The symmetric virtualization concept requires that all data from all application servers pass through one single computer. To avoid serious performance difficulties, this computing platform needs to be capable of sustaining the throughput of the entire SAN, typically resulting in expensive hardware configuration. Even with high performance hardware, scalability remains an issue as the symmetric appliance has a fixed maximum bandwidth.

As an example, in a SAN with 50 application servers, the throughput required for each can reach 100 MB/sec. This value*50 servers = 5 Gbytes/sec. While it is fairly easy to install multiple RAID subsystems with aggregated performance exceeding this requirement, a typical symmetric appliance based on a standard Pentium III processor with a 64/66 PCI bus can deliver no more than 520 MB/sec (that is 260 MB/sec sustained rate as data needs to enter and exit through the PCI bus on the appliance) – a far cry from the specific requirement. Needless to say, as the SAN becomes larger, this problem becomes more acute.

The hardware cost to construct a symmetric appliance that will support 20 servers with reasonable performance could reach $25,000 and more; this cost is at least doubled if a High Availability configuration is required.

Some symmetric designs are attempting to circumvent the performance problem through adding a cache facility to the appliance. This approach further loads the appliance’s memory subsystem. For many reasons cache is much more effective when it is distributed (i.e. part of the RAID subsystem) rather than centralized (i.e. part of the storage management appliance).

The use of caching also complicates High Availability (HA) configurations, which try to avoid single points of failure, as well as Scalable configurations, where additional appliances are added to respond to increased load. If caching is used with multiple appliances, some kind of cache coherency strategy is required. Experience with RAID controllers shows that this can be very complicated (and expensive).

In order to achieve high performance on the server side, while using two (or more)HBAs, a software driver should be installed on each server. That feature is common to the symmetric and asymmetric solutions. Both need software to be installed on the server in order to create redundant and high performance (multiple paths) solutions for increasing throughput.

Asymmetric (Out-of-The-Data-Path) Virtualization
This method uses a combination of an Appliance and Agents to create and manage virtual volumes while enabling direct data transfer between server and storage subsystems. By having multiple storage subsystems working in parallel with multiple servers, total performance is increased up to the maximum of the FC fabric bandwidth or even more.
In the Asymmetric approach (sometimes referred to as Out-of-The-Data-Path), the handling of metadata is done separately from the data path. The appliance serves as a Metadata Center that “sees” the physical storage and allocates virtual volumes, while an Agent at each of the servers on the SAN is responsible for the actual virtual volume mapping. The Agent retrieves the volume configuration from the appliance and presents virtual volumes to the operating system as if they were disk drives. When the operating system send an I/O to the virtual volume, the Agent intercepts the I/O, translates the volume’s logical address to the physical address, and sends the I/Os directly to the storage devices.

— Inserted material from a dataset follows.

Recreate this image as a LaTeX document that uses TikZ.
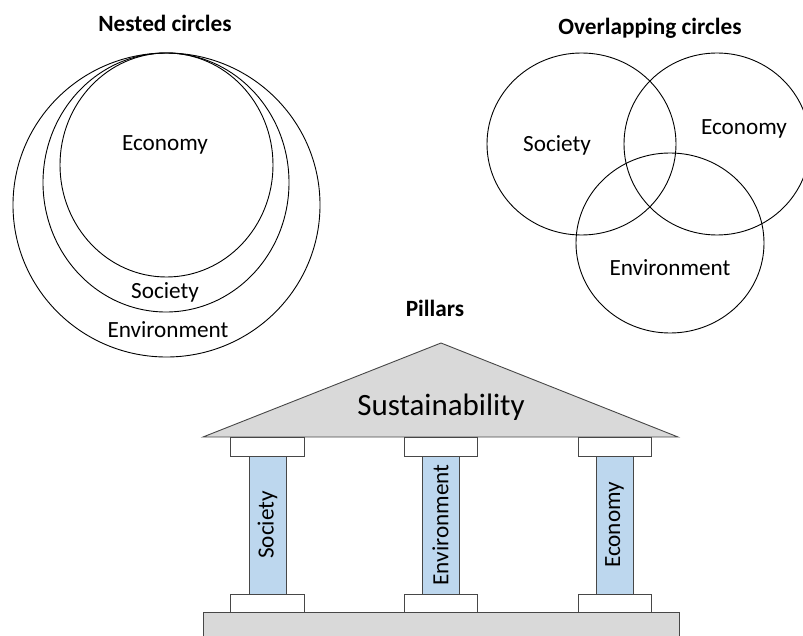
\documentclass[tikz,border=0pt]{standalone}
\usepackage{fontspec}
\setmainfont{Carlito}
\begin{document}
\begin{tikzpicture}[x=1pt,y=-1pt,
  lbl/.style={font=\fontsize{23.2}{27}\selectfont, inner sep=0pt},
  ttl/.style={font=\fontsize{23.3}{27}\selectfont\bfseries, inner sep=0pt},
  ring/.style={draw=black, line width=0.9pt},
  part/.style={draw=black!72, line width=0.9pt},
  roof/.style={part, fill=black!15},
  colbox/.style={part, fill={rgb,255:red,189;green,215;blue,238}},
  capbox/.style={part, fill=white}]
\useasboundingbox (0,0) rectangle (803,636);
\begin{scope}
\clip (0,0) rectangle (803,636);
% Nested circles
\draw[ring] (166.5,205) ellipse [x radius=153.5, y radius=152];
\draw[ring] (166,182.5) ellipse [x radius=123, y radius=129.5];
\draw[ring] (166.5,165) ellipse [x radius=106.5, y radius=112];
\node[ttl] (t1) at (165,23) {Nested circles};
\node[lbl] (n1) at (165,145) {Economy};
\node[lbl] (n2) at (165,292) {Society};
\node[lbl] (n3) at (168,330) {Environment};
% Overlapping circles
\draw[ring] (581.5,144) ellipse [x radius=94.5, y radius=91];
\draw[ring] (717,144) ellipse [x radius=93, y radius=91];
\draw[ring] (670,243) ellipse [x radius=94, y radius=90];
\node[ttl] (t2) at (650,28) {Overlapping circles};
\node[lbl] (o1) at (557,145) {Society};
\node[lbl] (o2) at (744,129) {Economy};
\node[lbl] (o3) at (670,268) {Environment};
% Pillars
\node[ttl] (t3) at (435,308) {Pillars};
\draw[roof] (441,343) -- (678,437) -- (203,437) -- cycle;
\node[font=\fontsize{31}{35}\selectfont, inner sep=0pt] (s) at (441,407) {Sustainability};
\draw[part, fill=black!15] (203,640) -- (203,612) -- (679,612) -- (679,640);
\foreach \a/\b/\c/\d/\t/\n in {230/304/249/286/Society/p1, 404/477/422/459/Environment/p2, 578/651/596/633/Economy/p3}{
  \draw[capbox] (\a,437) rectangle (\b,456);
  \draw[colbox] (\c,456) rectangle (\d,594);
  \draw[capbox] (\a,594) rectangle (\b,612);
  \node[lbl, rotate=90] (\n) at ({(\c+\d)/2},525) {\t};
}
\end{scope}
\end{tikzpicture}
\end{document}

This architecture maintains the flexibility of symmetric virtualization without incurring the degradation of performance or the high cost of hardware. The appliance can be a small and inexpensive unit, because it does not have the handle actual data transfers.

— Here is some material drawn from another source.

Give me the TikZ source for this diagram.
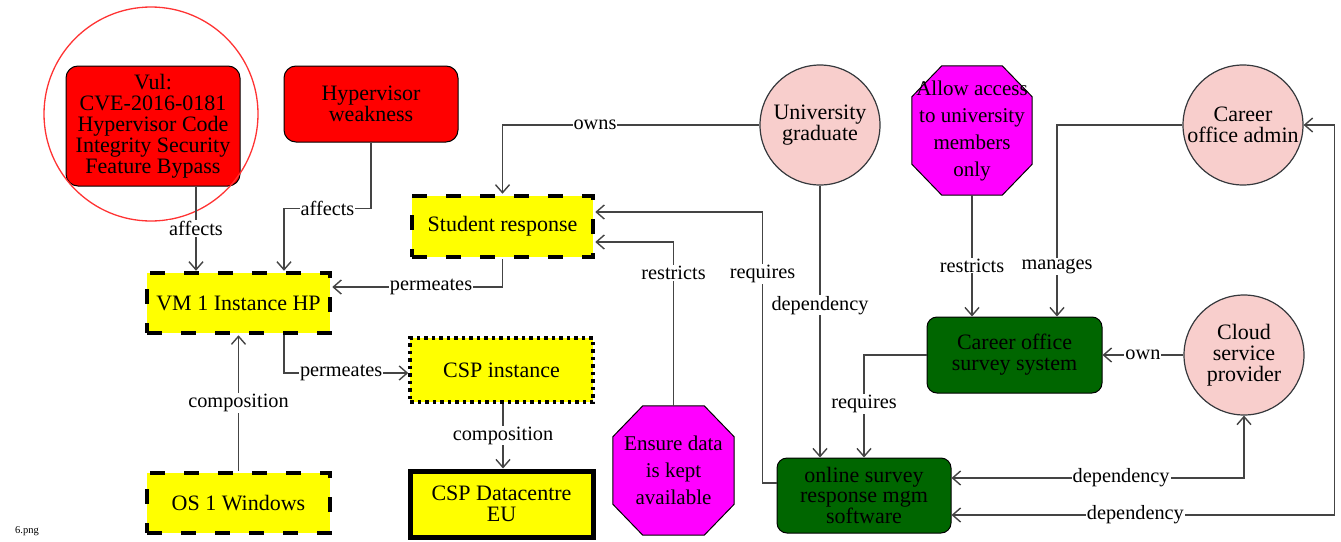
\documentclass[tikz,border=0pt]{standalone}
\usepackage{fontspec}
\setmainfont{Liberation Serif}
\usetikzlibrary{arrows.meta,backgrounds,calc}

\definecolor{vred}{HTML}{FF0000}
\definecolor{vyellow}{HTML}{FFFF00}
\definecolor{vgreen}{HTML}{006600}
\definecolor{vpink}{HTML}{F8CECC}
\definecolor{vmagenta}{HTML}{FF00FF}
\definecolor{vgrey}{HTML}{36393D}
\definecolor{vline}{HTML}{444444}
\definecolor{hlred}{HTML}{FF3333}

\begin{document}
\begin{tikzpicture}[x=1pt,y=-1pt,
  base/.style={font=\fontsize{22}{21}\selectfont, align=center, inner sep=0pt, text=black},
  redbox/.style={base, draw=black, line width=1pt, fill=vred, rounded corners=12pt},
  ybox/.style={base, fill=vyellow, draw=black},
  dashbox/.style={ybox, line width=4.5pt, dash pattern=on 15pt off 19pt},
  dotbox/.style={ybox, line width=3.5pt, dash pattern=on 3.5pt off 4pt},
  thickbox/.style={ybox, line width=5pt},
  greenbox/.style={base, fill=vgreen, draw=black, line width=1pt, rounded corners=10pt},
  actor/.style={base, circle, fill=vpink, draw=vgrey, line width=1.2pt, minimum size=120pt},
  goal/.style={base, font=\fontsize{21}{27}\selectfont},
  goalshape/.style={fill=vmagenta, draw=black, line width=1pt},
  barb/.tip={Straight Barb[length=8pt,width=14pt]},
  edge/.style={draw=vline, line width=1.4pt, -barb},
  both/.style={draw=vline, line width=1.4pt, barb-barb},
  lbl/.style={fill=white, inner sep=1pt, font=\fontsize{20.3}{20}\selectfont, text=black},
]
\useasboundingbox (0,0) rectangle (1341,541);

% vulnerabilities
\node[redbox, minimum width=174pt, minimum height=120pt] (vul) at (153,126)
  {Vul:\\CVE-2016-0181\\Hypervisor Code\\Integrity Security\\Feature Bypass};
\node[redbox, minimum width=174pt, minimum height=76pt] (hyp) at (371,104)
  {Hypervisor\\weakness};
\node[circle, draw=hlred, line width=1.3pt, minimum size=214pt, inner sep=0pt] (hl) at (151,114) {};

% assets
\node[dashbox, minimum width=183pt, minimum height=60pt] (vm) at (238.5,303) {VM 1 Instance HP};
\node[dashbox, minimum width=183pt, minimum height=60pt] (os) at (238.5,503) {OS 1 Windows};
\node[dashbox, minimum width=181pt, minimum height=61pt] (stu) at (502.5,226.5) {Student response};
\node[dotbox, minimum width=183pt, minimum height=64pt] (cspi) at (501.5,370) {CSP instance};
\node[thickbox, minimum width=183pt, minimum height=66pt] (cspd) at (501.5,504) {CSP Datacentre\\EU};

% actors
\node[actor] (ug) at (820,125) {University\\graduate};
\node[actor] (coa) at (1243,125) {Career\\office admin};
\node[actor] (cloud) at (1244,355) {Cloud\\service\\provider};

% systems
\node[greenbox, minimum width=175pt, minimum height=76pt] (coss) at (1014.5,355) {Career office\\survey system};
\node[greenbox, minimum width=174pt, minimum height=75pt, font=\fontsize{22}{20}\selectfont] (osr) at (864,495.5)
  {online survey\\response mgm\\software};

% goals
\node[goal, minimum width=120pt, minimum height=129pt] (allow) at (972,130.5)
  {Allow access\\to university\\members\\only};
\node[goal, minimum width=121pt, minimum height=129pt] (ensure) at (673.5,470.5)
  {Ensure data\\is kept\\available};

\begin{scope}[on background layer]
  \fill[white] (0,0) rectangle (1341,541);
  \foreach \g in {allow,ensure}{
    \draw[goalshape]
      ([xshift=30pt]\g.north west) -- ([xshift=-30pt]\g.north east)
      -- ([yshift=-31pt]\g.north east) -- ([yshift=31pt]\g.south east)
      -- ([xshift=-30pt]\g.south east) -- ([xshift=30pt]\g.south west)
      -- ([yshift=31pt]\g.south west) -- ([yshift=-31pt]\g.north west) -- cycle;
  }
\end{scope}

% relations
\draw[edge] ([xshift=43pt]vul.south) -- node[lbl]{affects} ([xshift=43pt]vul.south |- vm.north);
\draw[edge] (hyp.south) -- ++(0,66) -| node[lbl,pos=0.25]{affects} ([xshift=45.5pt]vm.north);
\draw[edge] (stu.south) |- node[lbl,pos=0.71]{permeates} ([yshift=16pt]vm.east);
\draw[edge] ([xshift=45.5pt]vm.south) |- node[lbl,pos=0.73]{permeates} ([yshift=-3pt]cspi.west);
\draw[edge] (os.north) -- node[lbl]{composition} (vm.south);
\draw[edge] ([xshift=1.5pt]cspi.south) -- node[lbl,pos=0.49]{composition} ([xshift=1.5pt]cspd.north);
\draw[edge] (ug.west) -| node[lbl,pos=0.32]{owns} (stu.north);
\draw[edge] (ensure.north) |- node[lbl,pos=0.405]{restricts} ([yshift=-15.5pt]stu.east);
\draw[edge] ([yshift=12.5pt]osr.west) -- ++(-14,0) |- node[lbl,pos=0.385]{requires} ([yshift=14.5pt]stu.east);
\draw[edge] (ug.south) -- node[lbl,pos=0.44]{dependency} (ug.south |- osr.north);
\draw[edge] (allow.south) -- node[lbl,pos=0.58]{restricts} (allow.south |- coss.north);
\draw[edge] (coa.west) -| node[lbl,pos=0.87]{manages} ([xshift=42.5pt]coss.north);
\draw[edge] (cloud.west) -- node[lbl]{own} (cloud.west -| coss.east);
\draw[edge] (coss.west) -| node[lbl,pos=0.74]{requires} (osr.north);
\draw[both] ([yshift=17.5pt]osr.east) -| node[lbl,pos=0.29]{dependency} (cloud.south);
\draw[both] ([yshift=-19.5pt]osr.east) -| node[lbl,pos=0.24]{dependency} ([xshift=31pt]coa.east) -- (coa.east);

% file caption
\node[font=\fontsize{10.5}{12}\selectfont, anchor=west, inner sep=0pt] (cap) at (15,531) {6.png};
\end{tikzpicture}
\end{document}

High Availability (HA) SAN configurations can be implemented through simple redundancy of the appliance. Very high degrees of scalability can be achieved through loosely connected storage domains and similar designs, benefiting from the key advantage of the asymmetric concept, i.e. that there are never pending I/Os stored in the appliance nor there is a need for clustering, cache coherency algorithms and other complex mechanisms which limit the practical expansion of real life enterprise SANs. HA server configurations are achieved (as in the symmetric approach) by installing multiple HBAs in the server and having a S/W Agent handle the Load Balancing and Fail Over functions.